→ **What to produce**: Pictures are to be left out. Copy exactly the lines from the one containing "Recreate this image" to the one containing "label_step = 4", both ends kept.

→ **Entries supplied**:
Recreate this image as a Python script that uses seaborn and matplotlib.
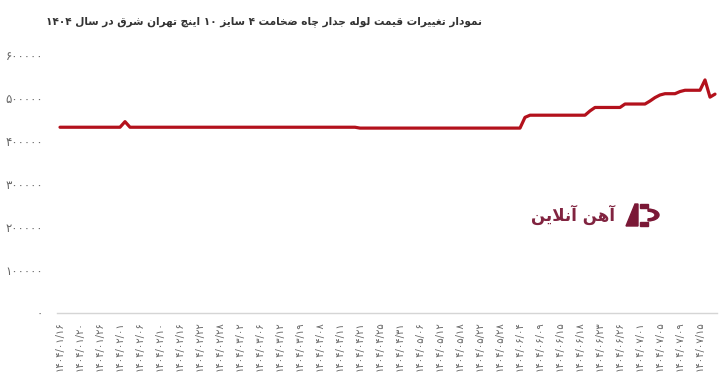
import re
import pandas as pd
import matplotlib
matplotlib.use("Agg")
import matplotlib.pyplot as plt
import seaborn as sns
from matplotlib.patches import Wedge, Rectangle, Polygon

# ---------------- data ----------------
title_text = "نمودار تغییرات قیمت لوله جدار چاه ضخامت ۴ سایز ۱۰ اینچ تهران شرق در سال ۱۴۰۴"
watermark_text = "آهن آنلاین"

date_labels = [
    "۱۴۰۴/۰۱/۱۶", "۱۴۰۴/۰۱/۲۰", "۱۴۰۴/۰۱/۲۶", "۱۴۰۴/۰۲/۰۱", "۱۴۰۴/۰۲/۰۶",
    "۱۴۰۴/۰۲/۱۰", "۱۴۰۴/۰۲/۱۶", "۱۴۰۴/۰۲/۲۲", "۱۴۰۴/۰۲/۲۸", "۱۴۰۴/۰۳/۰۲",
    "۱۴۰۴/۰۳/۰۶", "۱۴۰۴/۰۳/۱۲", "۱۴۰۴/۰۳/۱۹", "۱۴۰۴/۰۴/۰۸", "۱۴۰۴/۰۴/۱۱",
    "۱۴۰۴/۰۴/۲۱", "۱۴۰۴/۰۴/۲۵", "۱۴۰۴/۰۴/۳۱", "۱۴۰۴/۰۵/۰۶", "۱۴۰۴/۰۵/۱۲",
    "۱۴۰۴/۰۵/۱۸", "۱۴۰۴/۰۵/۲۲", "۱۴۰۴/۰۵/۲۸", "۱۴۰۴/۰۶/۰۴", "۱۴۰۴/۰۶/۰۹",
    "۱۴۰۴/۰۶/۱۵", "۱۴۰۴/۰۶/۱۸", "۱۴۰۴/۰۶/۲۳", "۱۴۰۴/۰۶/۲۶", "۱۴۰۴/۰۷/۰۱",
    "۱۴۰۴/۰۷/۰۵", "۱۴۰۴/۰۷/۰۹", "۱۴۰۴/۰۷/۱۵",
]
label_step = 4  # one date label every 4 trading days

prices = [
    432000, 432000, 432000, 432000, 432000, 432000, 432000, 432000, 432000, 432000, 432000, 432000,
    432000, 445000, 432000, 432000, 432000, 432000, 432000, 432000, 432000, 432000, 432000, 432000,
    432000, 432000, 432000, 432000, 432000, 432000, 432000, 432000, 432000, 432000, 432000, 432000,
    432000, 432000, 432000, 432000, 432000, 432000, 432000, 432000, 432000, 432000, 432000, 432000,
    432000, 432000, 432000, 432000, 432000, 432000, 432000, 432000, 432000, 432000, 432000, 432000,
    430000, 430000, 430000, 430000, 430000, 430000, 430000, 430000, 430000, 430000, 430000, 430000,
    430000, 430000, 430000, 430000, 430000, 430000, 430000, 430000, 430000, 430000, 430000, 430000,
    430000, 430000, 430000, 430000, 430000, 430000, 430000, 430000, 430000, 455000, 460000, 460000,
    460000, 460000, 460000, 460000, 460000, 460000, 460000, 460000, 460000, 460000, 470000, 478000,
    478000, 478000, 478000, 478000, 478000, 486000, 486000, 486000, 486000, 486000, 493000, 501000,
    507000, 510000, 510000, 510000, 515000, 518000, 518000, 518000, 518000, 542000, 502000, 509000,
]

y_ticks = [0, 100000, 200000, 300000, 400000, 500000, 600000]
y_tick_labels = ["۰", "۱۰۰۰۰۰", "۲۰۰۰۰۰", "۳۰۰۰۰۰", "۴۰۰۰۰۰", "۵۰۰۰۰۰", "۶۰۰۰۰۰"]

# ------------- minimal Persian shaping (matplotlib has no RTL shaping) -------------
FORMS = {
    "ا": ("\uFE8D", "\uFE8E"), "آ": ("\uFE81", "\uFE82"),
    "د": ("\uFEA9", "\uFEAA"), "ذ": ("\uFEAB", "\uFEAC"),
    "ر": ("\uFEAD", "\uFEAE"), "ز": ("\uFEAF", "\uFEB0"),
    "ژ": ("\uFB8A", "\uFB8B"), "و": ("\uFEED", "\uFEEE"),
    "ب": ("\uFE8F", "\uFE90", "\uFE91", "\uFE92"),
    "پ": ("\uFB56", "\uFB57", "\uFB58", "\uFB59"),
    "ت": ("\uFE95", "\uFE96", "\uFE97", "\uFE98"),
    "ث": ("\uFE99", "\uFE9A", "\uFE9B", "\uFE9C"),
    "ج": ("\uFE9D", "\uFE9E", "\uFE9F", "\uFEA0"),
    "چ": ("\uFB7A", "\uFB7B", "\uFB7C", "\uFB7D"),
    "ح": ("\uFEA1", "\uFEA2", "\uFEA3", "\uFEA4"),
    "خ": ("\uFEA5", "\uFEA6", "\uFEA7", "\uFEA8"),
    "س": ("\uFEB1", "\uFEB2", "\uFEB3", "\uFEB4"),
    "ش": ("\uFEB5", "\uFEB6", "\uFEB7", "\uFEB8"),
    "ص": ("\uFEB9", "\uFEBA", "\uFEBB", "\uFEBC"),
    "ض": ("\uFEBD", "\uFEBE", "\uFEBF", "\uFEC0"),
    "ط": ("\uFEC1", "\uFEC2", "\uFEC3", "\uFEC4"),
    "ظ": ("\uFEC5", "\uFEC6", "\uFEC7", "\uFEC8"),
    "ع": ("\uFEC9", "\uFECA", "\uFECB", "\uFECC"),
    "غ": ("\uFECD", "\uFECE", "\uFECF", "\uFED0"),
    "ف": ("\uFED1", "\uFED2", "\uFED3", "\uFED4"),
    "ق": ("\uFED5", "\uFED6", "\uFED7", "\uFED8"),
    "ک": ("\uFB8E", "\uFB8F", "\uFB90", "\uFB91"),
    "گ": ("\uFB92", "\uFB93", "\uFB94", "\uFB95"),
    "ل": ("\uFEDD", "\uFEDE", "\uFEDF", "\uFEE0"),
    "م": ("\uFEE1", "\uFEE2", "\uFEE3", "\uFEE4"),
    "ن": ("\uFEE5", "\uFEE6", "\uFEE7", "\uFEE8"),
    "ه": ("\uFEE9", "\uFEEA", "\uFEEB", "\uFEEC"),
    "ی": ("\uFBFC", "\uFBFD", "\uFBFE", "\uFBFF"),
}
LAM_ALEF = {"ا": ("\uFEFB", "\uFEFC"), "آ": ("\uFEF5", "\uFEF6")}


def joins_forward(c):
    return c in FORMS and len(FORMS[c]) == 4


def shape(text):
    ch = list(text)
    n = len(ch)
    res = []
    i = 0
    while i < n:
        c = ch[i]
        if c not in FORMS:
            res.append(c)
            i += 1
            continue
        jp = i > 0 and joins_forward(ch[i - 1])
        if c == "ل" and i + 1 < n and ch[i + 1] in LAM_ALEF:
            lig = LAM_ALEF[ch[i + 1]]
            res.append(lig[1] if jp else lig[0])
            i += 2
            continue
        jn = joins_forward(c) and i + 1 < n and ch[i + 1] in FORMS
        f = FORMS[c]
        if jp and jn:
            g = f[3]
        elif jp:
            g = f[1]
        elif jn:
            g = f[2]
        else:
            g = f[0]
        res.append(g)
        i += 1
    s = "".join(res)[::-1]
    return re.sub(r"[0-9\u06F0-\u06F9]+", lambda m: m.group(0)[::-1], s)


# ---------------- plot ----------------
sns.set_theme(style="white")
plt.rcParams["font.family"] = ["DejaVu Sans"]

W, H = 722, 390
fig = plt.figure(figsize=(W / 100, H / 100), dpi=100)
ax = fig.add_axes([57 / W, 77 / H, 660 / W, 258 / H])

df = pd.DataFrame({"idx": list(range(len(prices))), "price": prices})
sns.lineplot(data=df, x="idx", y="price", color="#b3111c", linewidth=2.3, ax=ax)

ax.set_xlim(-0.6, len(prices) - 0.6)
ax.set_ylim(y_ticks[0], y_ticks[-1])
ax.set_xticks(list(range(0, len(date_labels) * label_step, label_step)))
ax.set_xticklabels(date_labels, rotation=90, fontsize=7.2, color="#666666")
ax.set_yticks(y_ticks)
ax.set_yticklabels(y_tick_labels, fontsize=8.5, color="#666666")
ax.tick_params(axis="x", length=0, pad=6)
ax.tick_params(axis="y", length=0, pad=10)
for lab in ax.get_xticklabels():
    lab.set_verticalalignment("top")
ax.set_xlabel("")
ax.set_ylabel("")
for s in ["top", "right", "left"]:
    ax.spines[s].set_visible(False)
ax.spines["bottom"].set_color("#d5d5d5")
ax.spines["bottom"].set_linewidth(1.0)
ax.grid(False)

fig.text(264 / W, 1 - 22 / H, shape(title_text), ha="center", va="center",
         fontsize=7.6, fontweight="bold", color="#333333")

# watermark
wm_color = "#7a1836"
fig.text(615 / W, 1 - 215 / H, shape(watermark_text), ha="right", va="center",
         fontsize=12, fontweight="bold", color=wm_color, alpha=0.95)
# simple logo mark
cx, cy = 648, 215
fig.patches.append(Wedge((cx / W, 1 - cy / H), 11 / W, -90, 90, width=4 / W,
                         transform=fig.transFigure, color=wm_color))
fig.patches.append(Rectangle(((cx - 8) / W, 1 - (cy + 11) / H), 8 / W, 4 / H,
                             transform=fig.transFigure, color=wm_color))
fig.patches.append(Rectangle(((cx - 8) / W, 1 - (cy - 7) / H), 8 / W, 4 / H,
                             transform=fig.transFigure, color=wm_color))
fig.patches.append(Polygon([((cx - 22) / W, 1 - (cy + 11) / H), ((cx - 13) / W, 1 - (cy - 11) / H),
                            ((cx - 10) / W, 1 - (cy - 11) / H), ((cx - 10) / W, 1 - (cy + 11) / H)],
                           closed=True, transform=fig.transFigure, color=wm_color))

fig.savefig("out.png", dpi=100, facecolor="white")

---

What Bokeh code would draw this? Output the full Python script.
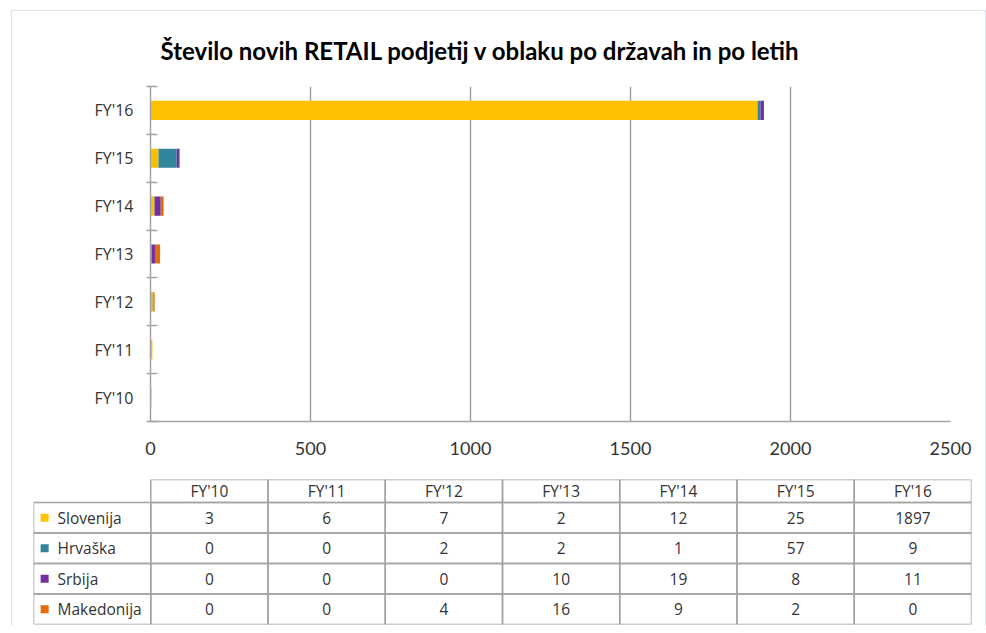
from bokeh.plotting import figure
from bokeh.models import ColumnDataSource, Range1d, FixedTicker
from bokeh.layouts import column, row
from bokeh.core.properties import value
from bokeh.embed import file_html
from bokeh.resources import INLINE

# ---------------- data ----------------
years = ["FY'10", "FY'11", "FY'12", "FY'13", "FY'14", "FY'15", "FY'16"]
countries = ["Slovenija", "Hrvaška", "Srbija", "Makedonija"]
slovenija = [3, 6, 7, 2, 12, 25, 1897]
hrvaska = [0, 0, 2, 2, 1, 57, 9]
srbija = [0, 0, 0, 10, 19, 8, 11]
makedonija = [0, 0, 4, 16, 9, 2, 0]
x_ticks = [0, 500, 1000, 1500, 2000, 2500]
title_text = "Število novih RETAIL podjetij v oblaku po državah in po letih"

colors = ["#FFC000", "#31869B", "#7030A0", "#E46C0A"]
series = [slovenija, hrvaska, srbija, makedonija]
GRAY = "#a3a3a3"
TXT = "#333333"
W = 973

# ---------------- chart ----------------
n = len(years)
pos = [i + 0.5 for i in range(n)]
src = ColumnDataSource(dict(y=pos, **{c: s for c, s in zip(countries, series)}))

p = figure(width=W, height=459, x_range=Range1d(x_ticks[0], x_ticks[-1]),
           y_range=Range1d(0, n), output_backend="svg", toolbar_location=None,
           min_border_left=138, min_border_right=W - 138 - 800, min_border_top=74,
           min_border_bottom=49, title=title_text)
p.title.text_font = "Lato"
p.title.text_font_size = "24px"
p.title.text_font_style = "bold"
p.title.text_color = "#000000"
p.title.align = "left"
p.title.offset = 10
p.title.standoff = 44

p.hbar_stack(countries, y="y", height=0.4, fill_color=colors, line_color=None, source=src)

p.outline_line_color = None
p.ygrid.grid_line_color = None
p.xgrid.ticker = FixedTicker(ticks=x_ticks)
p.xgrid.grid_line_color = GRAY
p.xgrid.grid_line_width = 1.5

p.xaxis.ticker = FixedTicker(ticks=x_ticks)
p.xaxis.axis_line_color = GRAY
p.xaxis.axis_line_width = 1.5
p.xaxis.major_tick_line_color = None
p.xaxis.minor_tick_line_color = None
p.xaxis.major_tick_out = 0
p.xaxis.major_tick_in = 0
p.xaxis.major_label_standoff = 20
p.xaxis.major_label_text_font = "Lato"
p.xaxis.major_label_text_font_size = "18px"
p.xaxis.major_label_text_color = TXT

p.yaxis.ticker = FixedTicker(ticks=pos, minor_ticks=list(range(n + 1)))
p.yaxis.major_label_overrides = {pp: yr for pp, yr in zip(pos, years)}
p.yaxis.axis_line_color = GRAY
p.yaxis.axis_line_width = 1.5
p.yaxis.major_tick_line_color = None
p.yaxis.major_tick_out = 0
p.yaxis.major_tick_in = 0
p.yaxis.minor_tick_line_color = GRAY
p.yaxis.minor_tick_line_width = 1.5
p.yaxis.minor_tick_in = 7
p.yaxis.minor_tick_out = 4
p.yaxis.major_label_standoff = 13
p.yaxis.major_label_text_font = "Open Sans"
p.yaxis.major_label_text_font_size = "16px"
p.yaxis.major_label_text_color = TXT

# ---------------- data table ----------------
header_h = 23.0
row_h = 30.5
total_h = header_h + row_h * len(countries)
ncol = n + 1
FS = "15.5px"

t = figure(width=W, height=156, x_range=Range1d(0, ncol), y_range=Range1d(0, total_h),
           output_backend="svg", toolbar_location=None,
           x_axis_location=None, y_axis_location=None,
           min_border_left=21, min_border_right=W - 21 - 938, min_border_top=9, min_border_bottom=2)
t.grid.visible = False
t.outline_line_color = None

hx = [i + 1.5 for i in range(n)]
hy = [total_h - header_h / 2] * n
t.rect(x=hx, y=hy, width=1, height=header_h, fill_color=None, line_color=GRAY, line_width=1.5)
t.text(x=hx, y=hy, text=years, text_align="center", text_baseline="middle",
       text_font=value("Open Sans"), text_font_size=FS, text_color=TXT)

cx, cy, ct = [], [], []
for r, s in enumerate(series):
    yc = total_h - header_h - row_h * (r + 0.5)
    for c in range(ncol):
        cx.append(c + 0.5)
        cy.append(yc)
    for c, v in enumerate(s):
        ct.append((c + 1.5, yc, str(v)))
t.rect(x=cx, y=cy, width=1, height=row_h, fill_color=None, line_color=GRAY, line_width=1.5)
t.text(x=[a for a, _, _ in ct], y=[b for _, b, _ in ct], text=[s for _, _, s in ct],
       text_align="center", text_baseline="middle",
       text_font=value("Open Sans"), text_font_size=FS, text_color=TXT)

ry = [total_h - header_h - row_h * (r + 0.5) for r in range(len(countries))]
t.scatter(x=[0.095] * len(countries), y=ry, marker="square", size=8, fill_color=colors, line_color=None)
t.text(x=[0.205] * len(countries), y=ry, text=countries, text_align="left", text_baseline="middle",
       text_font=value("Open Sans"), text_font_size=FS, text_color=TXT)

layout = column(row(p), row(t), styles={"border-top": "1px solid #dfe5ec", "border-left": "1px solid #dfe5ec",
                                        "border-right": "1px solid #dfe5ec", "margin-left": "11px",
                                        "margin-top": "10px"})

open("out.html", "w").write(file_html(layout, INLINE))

→ **Exercise response**:
Recreate this image as a Python script that uses seaborn and matplotlib.
import re
import pandas as pd
import matplotlib
matplotlib.use("Agg")
import matplotlib.pyplot as plt
import seaborn as sns
from matplotlib.patches import Wedge, Rectangle, Polygon

# ---------------- data ----------------
title_text = "نمودار تغییرات قیمت لوله جدار چاه ضخامت ۴ سایز ۱۰ اینچ تهران شرق در سال ۱۴۰۴"
watermark_text = "آهن آنلاین"

date_labels = [
    "۱۴۰۴/۰۱/۱۶", "۱۴۰۴/۰۱/۲۰", "۱۴۰۴/۰۱/۲۶", "۱۴۰۴/۰۲/۰۱", "۱۴۰۴/۰۲/۰۶",
    "۱۴۰۴/۰۲/۱۰", "۱۴۰۴/۰۲/۱۶", "۱۴۰۴/۰۲/۲۲", "۱۴۰۴/۰۲/۲۸", "۱۴۰۴/۰۳/۰۲",
    "۱۴۰۴/۰۳/۰۶", "۱۴۰۴/۰۳/۱۲", "۱۴۰۴/۰۳/۱۹", "۱۴۰۴/۰۴/۰۸", "۱۴۰۴/۰۴/۱۱",
    "۱۴۰۴/۰۴/۲۱", "۱۴۰۴/۰۴/۲۵", "۱۴۰۴/۰۴/۳۱", "۱۴۰۴/۰۵/۰۶", "۱۴۰۴/۰۵/۱۲",
    "۱۴۰۴/۰۵/۱۸", "۱۴۰۴/۰۵/۲۲", "۱۴۰۴/۰۵/۲۸", "۱۴۰۴/۰۶/۰۴", "۱۴۰۴/۰۶/۰۹",
    "۱۴۰۴/۰۶/۱۵", "۱۴۰۴/۰۶/۱۸", "۱۴۰۴/۰۶/۲۳", "۱۴۰۴/۰۶/۲۶", "۱۴۰۴/۰۷/۰۱",
    "۱۴۰۴/۰۷/۰۵", "۱۴۰۴/۰۷/۰۹", "۱۴۰۴/۰۷/۱۵",
]
label_step = 4  # one date label every 4 trading days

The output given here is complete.